» What is being asked
Transcribe every line from the top down to the line with "from matplotlib.patches import Rectangle", both ends included, but not the pictures.

— Start Source material —

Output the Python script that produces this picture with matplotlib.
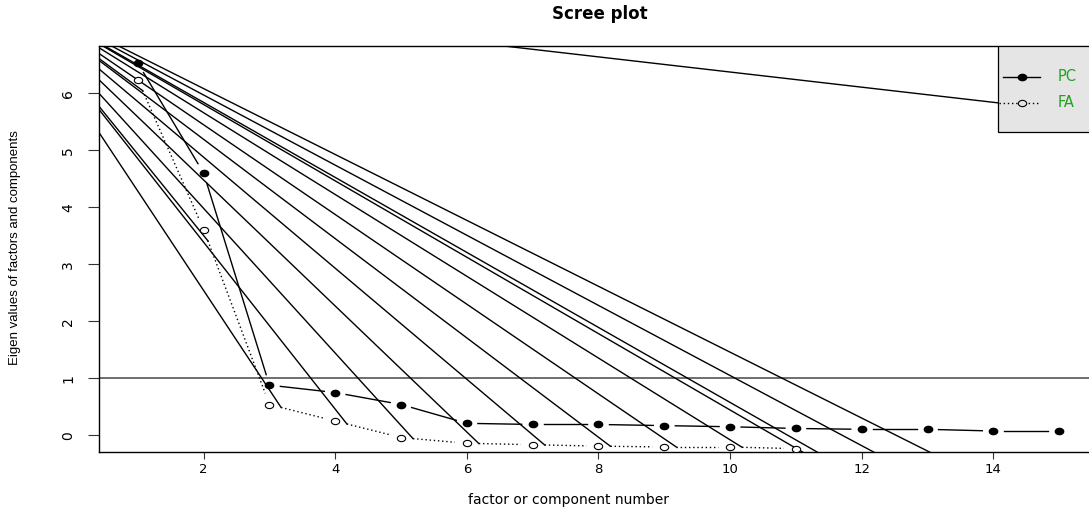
import numpy as np
import matplotlib
matplotlib.use('Agg')
import matplotlib.pyplot as plt
from matplotlib.path import Path
from matplotlib.patches import Rectangle

# eigen values
components = list(range(1, 16))
pc_values = [6.53, 4.60, 0.88, 0.75, 0.54, 0.21, 0.19, 0.19, 0.17, 0.15,
             0.12, 0.105, 0.105, 0.075, 0.075]
fa_values = [6.24, 3.61, 0.54, 0.25, -0.04, -0.14, -0.165, -0.19, -0.205,
             -0.205, -0.235, -0.85, -0.90, -0.95, -1.00]
x_ticks = [2, 4, 6, 8, 10, 12, 14]
y_ticks = [0, 1, 2, 3, 4, 5, 6]
legend_labels = ['PC', 'FA']

# the stray lines in the picture all start from one point off the plot
stray_origin = (-1.04, 7.84)

GREEN = '#22a022'


def ellipse_marker():
    """Circle squashed vertically, like the stretched reference."""
    circ = Path.unit_circle()
    return Path(circ.vertices * np.array([1.0, 0.75]), circ.codes)


def gapped_segments(ax, xs, ys, gap):
    """Segments between points with a gap round each point (R type='b')."""
    pts = ax.transData.transform(np.column_stack([xs, ys]))
    inv = ax.transData.inverted()
    segs = []
    for p, q in zip(pts[:-1], pts[1:]):
        d = q - p
        n = np.hypot(d[0], d[1])
        u = d / n
        segs.append(inv.transform(np.array([p + u * gap, q - u * gap])))
    return segs


def main():
    fig = plt.figure(figsize=(10.89, 5.12), dpi=100)
    ax = fig.add_axes([99 / 1089, 60 / 512, 997 / 1089, 406 / 512])
    ax.set_xlim(0.41, 15.56)
    ax.set_ylim(-0.293, 6.83)

    mk = ellipse_marker()
    msize = 6

    # y = 1 reference line
    ax.axhline(1, color='#555555', lw=1.2, zorder=1)

    # PC: solid with filled points
    for s in gapped_segments(ax, components, pc_values, 11):
        ax.plot(s[:, 0], s[:, 1], color='black', lw=1, zorder=2)
    ax.plot(components, pc_values, linestyle='none', marker=mk,
            markersize=msize, color='black', zorder=3)

    # FA: dotted with open points
    fa_segs = gapped_segments(ax, components, fa_values, 12)
    for s in fa_segs:
        ax.plot(s[:, 0], s[:, 1], color='black', lw=1,
                linestyle=(0, (1, 2)), zorder=2)
    ax.plot(components, fa_values, linestyle='none', marker=mk,
            markersize=msize, markerfacecolor='white',
            markeredgecolor='black', markeredgewidth=0.8, zorder=3)

    # legend, top right, drawn by hand
    lx0, ly0, ly1 = 14.07, 5.32, 6.83
    ax.add_patch(Rectangle((lx0, ly0), 2.0, ly1 - ly0, facecolor='#e5e5e5',
                           edgecolor='black', lw=0.9, zorder=4))
    row_y = [6.29, 5.83]
    ax.plot([14.15, 14.71], [row_y[0]] * 2, color='black', lw=1, zorder=5)
    ax.plot([14.43], [row_y[0]], marker=mk, markersize=msize, color='black',
            zorder=6)
    ax.plot([14.09, 14.71], [row_y[1]] * 2, color='black', lw=1,
            linestyle=(0, (1, 2)), zorder=5)
    ax.plot([14.43], [row_y[1]], marker=mk, markersize=msize,
            markerfacecolor='#e5e5e5', markeredgecolor='black',
            markeredgewidth=0.8, zorder=6)
    for lab, y in zip(legend_labels, row_y):
        ax.text(14.98, y, lab, color=GREEN, fontsize=10.5, va='center',
                ha='left', family='DejaVu Sans', zorder=6)

    # stray lines from the off-plot point to each dotted segment start
    ends = [s[0] for s in fa_segs] + [(14.09, row_y[1])]
    for e in ends:
        ax.plot([stray_origin[0], e[0]], [stray_origin[1], e[1]],
                color='black', lw=1, zorder=2)

    ax.set_xticks(x_ticks)
    ax.set_yticks(y_ticks)
    ax.tick_params(axis='x', length=5, width=0.8, pad=3, labelsize=9.5,
                   color='#333333')
    ax.tick_params(axis='y', length=8, width=0.8, pad=9, labelsize=10,
                   color='#333333', labelrotation=90)
    for lab in ax.get_yticklabels():
        lab.set_va('center')
    for sp in ax.spines.values():
        sp.set_linewidth(1.0)

    fig.text(600 / 1089, 1 - 14 / 512, 'Scree plot', ha='center',
             va='center', fontsize=12, fontweight='bold',
             family='DejaVu Sans')
    fig.text(569 / 1089, 1 - 500 / 512, 'factor or component number',
             ha='center', va='center', fontsize=10, family='DejaVu Sans')
    fig.text(15 / 1089, 1 - 248 / 512,
             'Eigen values of factors and components', rotation=90,
             ha='center', va='center', fontsize=9.5,
             family='Liberation Sans')

    fig.savefig('out.png', dpi=100)


if __name__ == '__main__':
    main()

— End Source material —

» Solution to this problem
Output the Python script that produces this picture with matplotlib.
import numpy as np
import matplotlib
matplotlib.use('Agg')
import matplotlib.pyplot as plt
from matplotlib.path import Path
from matplotlib.patches import Rectangle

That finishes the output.